Show each line that has the string "page" in it.

=====

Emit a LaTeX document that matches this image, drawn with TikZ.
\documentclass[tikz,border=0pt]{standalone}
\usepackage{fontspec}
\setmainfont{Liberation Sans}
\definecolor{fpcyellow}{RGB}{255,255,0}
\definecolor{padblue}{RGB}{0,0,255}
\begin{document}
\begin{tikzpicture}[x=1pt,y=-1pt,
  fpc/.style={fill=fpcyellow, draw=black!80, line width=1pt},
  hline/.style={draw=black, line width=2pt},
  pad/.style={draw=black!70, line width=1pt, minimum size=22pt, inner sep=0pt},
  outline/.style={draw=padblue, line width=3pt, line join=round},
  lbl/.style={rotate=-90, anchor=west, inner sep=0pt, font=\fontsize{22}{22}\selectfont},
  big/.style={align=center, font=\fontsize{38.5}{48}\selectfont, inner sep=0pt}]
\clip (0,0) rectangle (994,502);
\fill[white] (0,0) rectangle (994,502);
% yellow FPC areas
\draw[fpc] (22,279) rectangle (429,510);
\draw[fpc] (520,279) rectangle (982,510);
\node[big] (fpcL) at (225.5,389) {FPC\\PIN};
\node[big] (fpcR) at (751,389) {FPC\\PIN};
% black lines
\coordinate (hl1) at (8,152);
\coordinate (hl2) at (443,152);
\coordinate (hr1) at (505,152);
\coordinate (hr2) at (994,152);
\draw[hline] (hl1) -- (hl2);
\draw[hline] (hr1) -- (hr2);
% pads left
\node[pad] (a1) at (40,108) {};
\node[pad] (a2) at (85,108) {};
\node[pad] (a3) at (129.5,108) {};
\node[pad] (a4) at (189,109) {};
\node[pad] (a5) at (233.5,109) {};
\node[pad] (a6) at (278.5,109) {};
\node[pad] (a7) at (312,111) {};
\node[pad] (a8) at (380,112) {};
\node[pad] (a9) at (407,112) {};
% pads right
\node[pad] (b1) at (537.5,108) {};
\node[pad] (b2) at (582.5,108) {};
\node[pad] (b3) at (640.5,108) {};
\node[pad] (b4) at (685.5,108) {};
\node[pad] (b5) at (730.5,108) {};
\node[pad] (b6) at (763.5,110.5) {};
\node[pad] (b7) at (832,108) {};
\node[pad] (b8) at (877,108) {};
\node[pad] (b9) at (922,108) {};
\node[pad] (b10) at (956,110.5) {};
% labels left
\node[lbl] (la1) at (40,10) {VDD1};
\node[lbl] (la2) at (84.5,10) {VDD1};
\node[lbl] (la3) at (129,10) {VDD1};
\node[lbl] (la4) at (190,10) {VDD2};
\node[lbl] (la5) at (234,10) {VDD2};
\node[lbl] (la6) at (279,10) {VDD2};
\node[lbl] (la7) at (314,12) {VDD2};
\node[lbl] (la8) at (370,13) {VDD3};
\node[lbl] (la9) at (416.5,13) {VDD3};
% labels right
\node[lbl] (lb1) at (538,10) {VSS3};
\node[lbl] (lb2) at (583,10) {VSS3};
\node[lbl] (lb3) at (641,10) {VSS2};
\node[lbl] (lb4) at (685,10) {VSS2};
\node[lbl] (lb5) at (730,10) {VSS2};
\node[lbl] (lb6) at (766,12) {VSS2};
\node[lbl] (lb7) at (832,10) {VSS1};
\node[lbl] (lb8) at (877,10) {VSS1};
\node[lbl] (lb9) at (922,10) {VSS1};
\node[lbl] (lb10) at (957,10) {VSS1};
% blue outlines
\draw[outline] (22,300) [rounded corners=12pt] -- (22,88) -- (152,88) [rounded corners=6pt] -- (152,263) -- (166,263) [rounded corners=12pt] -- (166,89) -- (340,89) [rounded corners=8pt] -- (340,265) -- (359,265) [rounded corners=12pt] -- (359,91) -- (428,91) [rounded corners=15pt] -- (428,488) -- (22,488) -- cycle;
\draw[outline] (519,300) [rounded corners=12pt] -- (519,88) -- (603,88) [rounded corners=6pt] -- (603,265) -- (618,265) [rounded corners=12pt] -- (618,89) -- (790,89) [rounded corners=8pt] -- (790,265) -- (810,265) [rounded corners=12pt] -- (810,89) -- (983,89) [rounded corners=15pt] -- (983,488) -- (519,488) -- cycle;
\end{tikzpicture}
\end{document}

=====

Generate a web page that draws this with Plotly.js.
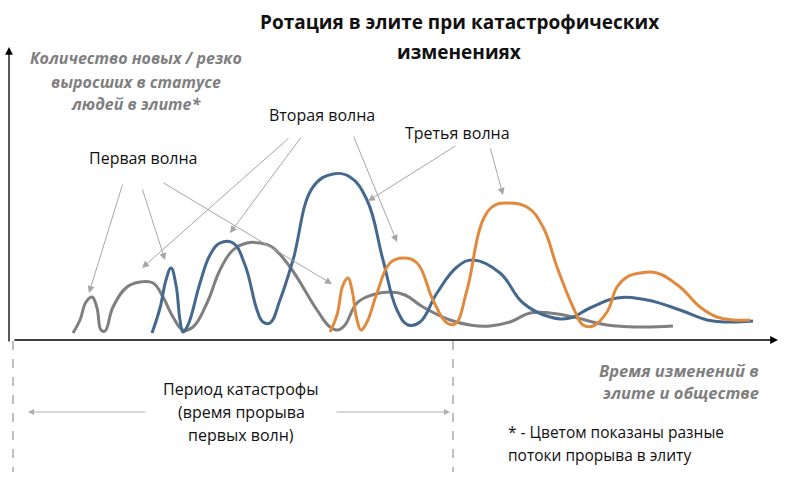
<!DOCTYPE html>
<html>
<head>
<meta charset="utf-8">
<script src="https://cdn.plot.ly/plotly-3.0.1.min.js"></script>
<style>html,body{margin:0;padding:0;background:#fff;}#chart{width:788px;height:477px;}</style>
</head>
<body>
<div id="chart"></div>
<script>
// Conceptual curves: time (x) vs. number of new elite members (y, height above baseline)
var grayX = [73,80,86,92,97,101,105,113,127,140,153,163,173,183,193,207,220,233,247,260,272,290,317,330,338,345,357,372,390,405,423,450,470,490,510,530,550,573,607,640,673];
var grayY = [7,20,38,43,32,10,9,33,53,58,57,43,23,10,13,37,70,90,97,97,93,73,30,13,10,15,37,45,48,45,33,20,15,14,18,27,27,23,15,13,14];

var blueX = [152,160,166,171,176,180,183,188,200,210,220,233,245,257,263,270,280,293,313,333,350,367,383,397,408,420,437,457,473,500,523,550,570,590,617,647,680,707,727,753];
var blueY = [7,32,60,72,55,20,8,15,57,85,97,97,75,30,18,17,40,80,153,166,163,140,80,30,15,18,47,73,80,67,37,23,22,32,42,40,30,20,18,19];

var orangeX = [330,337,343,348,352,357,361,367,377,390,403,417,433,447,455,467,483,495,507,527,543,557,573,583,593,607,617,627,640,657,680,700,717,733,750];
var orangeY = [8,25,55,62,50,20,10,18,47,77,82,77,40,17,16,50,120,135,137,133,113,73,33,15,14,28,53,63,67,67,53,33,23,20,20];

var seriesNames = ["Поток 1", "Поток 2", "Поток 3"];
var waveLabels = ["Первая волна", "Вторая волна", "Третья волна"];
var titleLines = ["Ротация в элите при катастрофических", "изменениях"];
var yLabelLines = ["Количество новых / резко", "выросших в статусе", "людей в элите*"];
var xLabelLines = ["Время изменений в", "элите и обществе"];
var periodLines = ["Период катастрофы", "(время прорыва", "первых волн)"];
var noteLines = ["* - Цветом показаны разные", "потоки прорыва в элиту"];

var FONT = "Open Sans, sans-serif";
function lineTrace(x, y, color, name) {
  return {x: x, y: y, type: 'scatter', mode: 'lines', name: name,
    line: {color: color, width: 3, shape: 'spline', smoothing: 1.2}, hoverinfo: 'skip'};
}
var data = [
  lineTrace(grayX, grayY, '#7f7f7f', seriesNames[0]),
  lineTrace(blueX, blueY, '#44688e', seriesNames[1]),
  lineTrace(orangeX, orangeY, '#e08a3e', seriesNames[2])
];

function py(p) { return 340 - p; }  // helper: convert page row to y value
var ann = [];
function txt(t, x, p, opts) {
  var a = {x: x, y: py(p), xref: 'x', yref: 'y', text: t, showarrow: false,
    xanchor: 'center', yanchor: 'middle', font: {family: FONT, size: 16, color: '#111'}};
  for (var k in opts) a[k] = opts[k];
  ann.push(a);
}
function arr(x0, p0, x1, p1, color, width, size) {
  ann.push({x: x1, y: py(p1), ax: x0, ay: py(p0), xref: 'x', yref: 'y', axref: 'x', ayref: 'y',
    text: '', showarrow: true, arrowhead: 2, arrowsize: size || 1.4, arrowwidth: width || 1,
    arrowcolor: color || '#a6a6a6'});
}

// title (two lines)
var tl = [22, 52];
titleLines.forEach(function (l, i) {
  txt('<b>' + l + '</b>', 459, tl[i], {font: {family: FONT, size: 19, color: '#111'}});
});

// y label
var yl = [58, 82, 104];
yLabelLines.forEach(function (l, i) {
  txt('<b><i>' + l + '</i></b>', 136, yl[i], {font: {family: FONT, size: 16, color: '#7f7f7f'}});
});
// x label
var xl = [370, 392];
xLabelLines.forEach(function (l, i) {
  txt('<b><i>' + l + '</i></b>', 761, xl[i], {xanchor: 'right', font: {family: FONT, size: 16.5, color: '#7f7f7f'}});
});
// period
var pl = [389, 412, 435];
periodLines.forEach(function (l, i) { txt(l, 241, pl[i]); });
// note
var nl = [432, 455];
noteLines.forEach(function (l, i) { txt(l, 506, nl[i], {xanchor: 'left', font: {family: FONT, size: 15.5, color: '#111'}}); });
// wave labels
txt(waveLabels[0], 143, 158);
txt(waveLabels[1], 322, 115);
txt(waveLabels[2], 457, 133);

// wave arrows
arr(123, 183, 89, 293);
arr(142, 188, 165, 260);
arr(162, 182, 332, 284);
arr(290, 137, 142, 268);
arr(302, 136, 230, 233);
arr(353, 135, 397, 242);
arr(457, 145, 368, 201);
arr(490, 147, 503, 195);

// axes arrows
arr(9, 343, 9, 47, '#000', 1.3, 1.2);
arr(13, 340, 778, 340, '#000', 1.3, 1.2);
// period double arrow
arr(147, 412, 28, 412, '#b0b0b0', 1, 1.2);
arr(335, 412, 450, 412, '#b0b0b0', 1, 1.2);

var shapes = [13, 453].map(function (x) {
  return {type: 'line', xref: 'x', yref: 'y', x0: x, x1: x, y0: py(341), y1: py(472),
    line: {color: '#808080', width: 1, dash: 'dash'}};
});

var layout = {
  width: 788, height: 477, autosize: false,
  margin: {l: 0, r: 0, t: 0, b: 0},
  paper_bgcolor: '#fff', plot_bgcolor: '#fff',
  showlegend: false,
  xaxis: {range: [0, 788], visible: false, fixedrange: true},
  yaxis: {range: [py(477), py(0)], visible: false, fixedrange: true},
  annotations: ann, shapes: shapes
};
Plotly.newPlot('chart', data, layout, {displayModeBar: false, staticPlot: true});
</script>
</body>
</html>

=====

Complete answer ::
Generate a web page that draws this with Plotly.js.
function py(p) { return 340 - p; }  // helper: convert page row to y value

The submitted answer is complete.